(begin)
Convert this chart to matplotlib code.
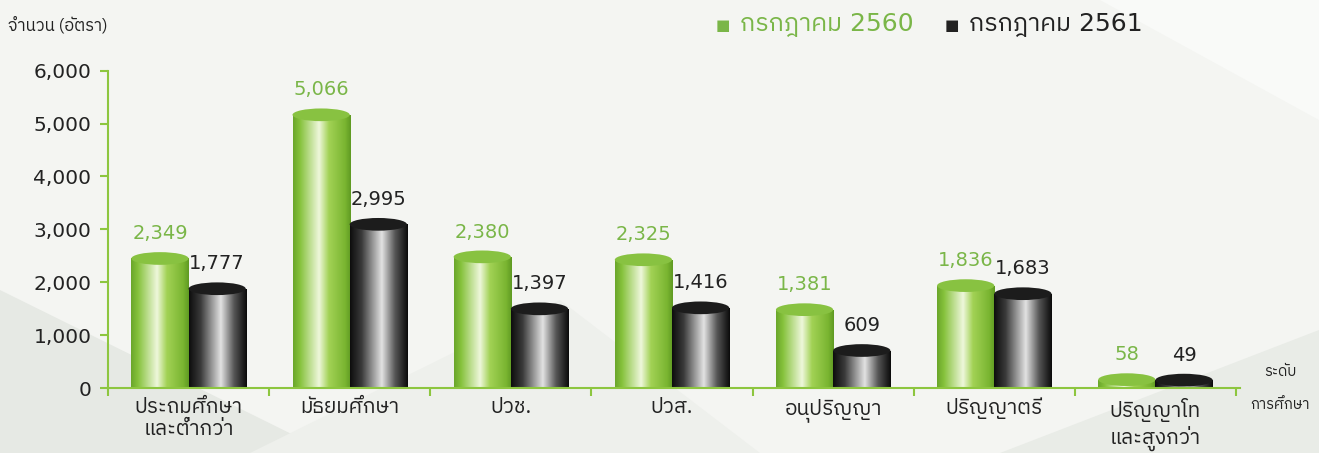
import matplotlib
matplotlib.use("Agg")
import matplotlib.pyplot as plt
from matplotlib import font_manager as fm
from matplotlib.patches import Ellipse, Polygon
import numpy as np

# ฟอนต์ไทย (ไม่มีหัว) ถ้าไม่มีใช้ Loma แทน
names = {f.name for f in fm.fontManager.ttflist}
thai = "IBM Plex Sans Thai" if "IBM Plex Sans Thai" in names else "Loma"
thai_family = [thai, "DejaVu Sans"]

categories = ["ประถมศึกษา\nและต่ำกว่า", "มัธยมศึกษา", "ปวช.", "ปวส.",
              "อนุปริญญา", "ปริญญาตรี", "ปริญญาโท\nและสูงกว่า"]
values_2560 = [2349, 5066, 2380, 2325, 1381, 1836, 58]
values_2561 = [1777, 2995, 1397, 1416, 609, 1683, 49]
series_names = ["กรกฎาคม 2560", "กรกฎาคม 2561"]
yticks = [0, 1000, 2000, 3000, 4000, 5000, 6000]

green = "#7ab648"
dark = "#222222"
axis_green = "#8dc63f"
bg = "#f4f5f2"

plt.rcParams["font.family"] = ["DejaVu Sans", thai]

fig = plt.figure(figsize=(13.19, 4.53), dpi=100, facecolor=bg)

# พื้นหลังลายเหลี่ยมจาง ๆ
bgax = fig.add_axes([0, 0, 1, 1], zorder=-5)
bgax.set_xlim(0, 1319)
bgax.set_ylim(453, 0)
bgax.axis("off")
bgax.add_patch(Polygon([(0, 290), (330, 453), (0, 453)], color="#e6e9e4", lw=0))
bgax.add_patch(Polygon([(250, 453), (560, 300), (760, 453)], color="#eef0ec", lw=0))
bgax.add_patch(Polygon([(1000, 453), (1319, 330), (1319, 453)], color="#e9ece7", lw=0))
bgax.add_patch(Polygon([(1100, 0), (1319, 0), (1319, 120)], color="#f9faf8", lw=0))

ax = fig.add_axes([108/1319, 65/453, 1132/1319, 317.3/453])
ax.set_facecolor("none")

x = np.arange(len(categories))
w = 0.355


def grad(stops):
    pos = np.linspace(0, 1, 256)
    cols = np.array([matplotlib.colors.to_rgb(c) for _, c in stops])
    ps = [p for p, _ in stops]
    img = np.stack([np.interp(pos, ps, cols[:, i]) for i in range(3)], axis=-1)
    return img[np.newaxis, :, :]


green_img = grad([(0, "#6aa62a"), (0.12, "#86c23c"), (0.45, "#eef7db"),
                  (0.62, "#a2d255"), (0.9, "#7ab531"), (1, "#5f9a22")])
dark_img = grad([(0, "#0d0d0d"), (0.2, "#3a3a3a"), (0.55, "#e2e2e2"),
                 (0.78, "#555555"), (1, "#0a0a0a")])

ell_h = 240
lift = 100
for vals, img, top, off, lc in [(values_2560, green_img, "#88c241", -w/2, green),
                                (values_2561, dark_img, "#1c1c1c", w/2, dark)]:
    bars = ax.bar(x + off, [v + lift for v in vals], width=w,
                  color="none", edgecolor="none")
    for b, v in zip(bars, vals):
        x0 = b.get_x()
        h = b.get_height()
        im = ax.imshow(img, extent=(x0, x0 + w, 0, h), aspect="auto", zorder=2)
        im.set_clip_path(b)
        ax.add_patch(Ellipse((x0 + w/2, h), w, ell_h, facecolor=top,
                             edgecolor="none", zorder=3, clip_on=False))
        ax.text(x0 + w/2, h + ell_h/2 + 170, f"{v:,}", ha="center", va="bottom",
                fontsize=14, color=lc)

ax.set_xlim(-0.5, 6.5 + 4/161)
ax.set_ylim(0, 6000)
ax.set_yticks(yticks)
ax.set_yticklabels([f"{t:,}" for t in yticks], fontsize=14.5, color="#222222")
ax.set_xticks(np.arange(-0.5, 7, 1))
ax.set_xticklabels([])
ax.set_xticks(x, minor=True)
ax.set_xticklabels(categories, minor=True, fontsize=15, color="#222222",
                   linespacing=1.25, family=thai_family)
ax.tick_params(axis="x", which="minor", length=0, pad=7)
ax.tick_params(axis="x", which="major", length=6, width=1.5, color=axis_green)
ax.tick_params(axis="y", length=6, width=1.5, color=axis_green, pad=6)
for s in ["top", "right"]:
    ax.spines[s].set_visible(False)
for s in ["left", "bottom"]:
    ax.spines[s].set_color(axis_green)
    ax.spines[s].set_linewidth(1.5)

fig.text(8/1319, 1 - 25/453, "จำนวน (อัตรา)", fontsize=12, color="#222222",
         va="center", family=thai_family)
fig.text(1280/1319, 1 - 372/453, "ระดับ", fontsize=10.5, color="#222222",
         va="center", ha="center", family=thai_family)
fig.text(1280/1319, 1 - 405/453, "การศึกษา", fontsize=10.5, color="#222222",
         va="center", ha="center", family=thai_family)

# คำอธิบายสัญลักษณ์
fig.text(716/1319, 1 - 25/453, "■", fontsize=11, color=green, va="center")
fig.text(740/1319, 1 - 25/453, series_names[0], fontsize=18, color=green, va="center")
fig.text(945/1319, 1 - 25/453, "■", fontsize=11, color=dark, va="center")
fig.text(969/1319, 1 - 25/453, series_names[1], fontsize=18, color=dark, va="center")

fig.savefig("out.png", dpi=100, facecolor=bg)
(end)
(begin)
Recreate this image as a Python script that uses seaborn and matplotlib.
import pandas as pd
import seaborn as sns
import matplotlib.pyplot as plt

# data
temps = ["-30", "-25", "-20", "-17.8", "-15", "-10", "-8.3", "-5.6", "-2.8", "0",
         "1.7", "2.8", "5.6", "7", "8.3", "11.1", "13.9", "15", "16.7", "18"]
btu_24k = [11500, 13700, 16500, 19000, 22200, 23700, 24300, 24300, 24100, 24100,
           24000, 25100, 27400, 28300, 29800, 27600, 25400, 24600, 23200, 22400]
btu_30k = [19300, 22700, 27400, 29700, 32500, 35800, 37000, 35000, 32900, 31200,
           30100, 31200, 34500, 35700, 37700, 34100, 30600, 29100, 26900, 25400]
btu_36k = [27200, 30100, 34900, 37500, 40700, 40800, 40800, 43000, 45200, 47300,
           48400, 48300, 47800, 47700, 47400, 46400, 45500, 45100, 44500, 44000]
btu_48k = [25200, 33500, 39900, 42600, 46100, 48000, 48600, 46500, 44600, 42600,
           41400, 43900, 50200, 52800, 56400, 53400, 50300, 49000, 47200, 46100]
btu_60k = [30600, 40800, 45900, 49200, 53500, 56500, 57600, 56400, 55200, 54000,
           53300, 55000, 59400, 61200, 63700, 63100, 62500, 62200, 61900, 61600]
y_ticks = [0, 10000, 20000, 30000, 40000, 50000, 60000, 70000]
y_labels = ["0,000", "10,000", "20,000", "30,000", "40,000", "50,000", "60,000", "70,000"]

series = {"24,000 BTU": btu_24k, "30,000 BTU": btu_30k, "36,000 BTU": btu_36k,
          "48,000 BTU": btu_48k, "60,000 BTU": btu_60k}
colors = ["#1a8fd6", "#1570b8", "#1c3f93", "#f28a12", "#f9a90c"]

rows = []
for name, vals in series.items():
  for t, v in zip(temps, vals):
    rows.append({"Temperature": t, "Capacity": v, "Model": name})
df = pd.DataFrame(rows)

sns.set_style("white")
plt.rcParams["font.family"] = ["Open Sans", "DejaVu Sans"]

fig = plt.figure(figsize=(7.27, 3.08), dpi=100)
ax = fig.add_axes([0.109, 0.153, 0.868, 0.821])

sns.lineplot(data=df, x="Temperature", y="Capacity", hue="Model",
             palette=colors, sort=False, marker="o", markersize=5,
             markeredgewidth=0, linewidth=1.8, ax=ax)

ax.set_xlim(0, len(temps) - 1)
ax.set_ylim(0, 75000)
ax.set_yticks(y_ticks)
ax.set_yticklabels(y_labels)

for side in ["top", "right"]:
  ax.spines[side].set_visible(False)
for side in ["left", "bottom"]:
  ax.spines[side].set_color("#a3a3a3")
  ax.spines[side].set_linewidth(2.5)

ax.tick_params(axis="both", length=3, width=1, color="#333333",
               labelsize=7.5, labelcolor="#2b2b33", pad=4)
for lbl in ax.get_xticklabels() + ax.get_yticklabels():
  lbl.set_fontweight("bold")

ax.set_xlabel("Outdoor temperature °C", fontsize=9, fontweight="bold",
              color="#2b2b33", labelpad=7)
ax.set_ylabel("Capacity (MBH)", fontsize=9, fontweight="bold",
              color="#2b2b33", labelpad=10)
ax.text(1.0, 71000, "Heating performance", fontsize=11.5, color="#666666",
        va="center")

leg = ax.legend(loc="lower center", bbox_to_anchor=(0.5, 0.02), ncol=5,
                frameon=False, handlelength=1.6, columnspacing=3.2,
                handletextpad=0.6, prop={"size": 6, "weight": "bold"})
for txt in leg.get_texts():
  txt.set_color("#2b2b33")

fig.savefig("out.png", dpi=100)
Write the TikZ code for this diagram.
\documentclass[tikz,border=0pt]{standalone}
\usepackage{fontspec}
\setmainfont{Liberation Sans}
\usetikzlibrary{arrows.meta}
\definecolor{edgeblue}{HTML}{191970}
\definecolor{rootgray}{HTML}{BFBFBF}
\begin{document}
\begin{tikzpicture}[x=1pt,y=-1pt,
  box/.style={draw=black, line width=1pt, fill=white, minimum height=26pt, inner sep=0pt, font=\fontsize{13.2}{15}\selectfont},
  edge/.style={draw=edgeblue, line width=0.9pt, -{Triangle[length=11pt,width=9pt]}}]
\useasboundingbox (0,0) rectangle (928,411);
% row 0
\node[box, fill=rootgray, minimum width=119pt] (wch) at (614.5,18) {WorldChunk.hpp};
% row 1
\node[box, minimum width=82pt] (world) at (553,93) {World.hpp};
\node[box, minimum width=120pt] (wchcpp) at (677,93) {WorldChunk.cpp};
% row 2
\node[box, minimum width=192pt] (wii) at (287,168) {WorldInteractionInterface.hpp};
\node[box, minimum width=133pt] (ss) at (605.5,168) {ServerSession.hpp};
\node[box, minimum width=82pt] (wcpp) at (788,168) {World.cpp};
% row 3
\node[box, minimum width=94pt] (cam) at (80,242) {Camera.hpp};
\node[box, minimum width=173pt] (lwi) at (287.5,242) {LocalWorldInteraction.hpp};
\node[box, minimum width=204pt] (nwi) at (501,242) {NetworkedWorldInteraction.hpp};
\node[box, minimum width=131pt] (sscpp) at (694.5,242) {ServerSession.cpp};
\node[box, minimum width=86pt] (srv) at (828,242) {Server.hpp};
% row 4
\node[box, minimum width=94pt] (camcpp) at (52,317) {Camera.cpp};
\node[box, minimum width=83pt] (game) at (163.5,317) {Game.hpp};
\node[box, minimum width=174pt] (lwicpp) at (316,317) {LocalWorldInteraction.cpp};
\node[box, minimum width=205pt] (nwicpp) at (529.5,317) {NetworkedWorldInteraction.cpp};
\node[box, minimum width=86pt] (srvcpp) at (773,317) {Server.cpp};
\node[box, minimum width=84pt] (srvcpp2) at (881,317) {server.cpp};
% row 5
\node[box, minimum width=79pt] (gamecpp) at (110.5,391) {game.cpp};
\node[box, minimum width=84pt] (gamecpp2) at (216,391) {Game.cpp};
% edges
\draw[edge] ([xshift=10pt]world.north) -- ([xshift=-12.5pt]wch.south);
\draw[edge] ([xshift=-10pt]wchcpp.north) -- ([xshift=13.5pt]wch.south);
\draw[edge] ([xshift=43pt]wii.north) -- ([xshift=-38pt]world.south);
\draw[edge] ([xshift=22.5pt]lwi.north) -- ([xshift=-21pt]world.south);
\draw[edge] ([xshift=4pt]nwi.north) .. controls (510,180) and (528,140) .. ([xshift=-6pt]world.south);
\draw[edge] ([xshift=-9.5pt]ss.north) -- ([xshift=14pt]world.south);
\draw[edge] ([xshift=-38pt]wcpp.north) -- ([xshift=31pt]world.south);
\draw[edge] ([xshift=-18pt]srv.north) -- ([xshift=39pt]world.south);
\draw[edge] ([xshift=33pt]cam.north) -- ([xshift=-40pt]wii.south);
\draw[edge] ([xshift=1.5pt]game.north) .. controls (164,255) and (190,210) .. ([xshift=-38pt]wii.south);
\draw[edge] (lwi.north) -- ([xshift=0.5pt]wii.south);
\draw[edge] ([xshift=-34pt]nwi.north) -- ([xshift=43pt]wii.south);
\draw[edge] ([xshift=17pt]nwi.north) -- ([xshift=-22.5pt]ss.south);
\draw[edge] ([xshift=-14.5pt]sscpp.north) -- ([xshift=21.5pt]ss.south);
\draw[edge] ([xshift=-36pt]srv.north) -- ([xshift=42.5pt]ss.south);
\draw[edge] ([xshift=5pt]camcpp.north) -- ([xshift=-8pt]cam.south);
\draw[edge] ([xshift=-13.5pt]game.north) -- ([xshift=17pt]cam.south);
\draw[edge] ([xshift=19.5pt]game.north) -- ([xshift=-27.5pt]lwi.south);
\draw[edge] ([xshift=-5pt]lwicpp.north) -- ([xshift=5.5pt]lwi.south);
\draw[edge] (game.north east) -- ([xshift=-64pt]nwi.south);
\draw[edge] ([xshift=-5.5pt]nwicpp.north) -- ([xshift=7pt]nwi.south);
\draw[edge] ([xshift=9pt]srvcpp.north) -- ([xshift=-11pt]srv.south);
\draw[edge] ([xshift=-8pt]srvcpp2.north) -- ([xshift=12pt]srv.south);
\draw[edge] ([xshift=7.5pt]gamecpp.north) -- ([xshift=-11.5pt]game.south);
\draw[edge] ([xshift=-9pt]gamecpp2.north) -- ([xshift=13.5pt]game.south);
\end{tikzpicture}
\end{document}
(end)
Leaving out all pictures, set down exactly the lines of the material above, from the line with "Convert this chart to matplotlib code." to the line with "fig = plt.figure(figsize=(13.19, 4.53), dpi=100, facecolor=bg)" inclusive, and no others.

Convert this chart to matplotlib code.
import matplotlib
matplotlib.use("Agg")
import matplotlib.pyplot as plt
from matplotlib import font_manager as fm
from matplotlib.patches import Ellipse, Polygon
import numpy as np

# ฟอนต์ไทย (ไม่มีหัว) ถ้าไม่มีใช้ Loma แทน
names = {f.name for f in fm.fontManager.ttflist}
thai = "IBM Plex Sans Thai" if "IBM Plex Sans Thai" in names else "Loma"
thai_family = [thai, "DejaVu Sans"]

categories = ["ประถมศึกษา\nและต่ำกว่า", "มัธยมศึกษา", "ปวช.", "ปวส.",
              "อนุปริญญา", "ปริญญาตรี", "ปริญญาโท\nและสูงกว่า"]
values_2560 = [2349, 5066, 2380, 2325, 1381, 1836, 58]
values_2561 = [1777, 2995, 1397, 1416, 609, 1683, 49]
series_names = ["กรกฎาคม 2560", "กรกฎาคม 2561"]
yticks = [0, 1000, 2000, 3000, 4000, 5000, 6000]

green = "#7ab648"
dark = "#222222"
axis_green = "#8dc63f"
bg = "#f4f5f2"

plt.rcParams["font.family"] = ["DejaVu Sans", thai]

fig = plt.figure(figsize=(13.19, 4.53), dpi=100, facecolor=bg)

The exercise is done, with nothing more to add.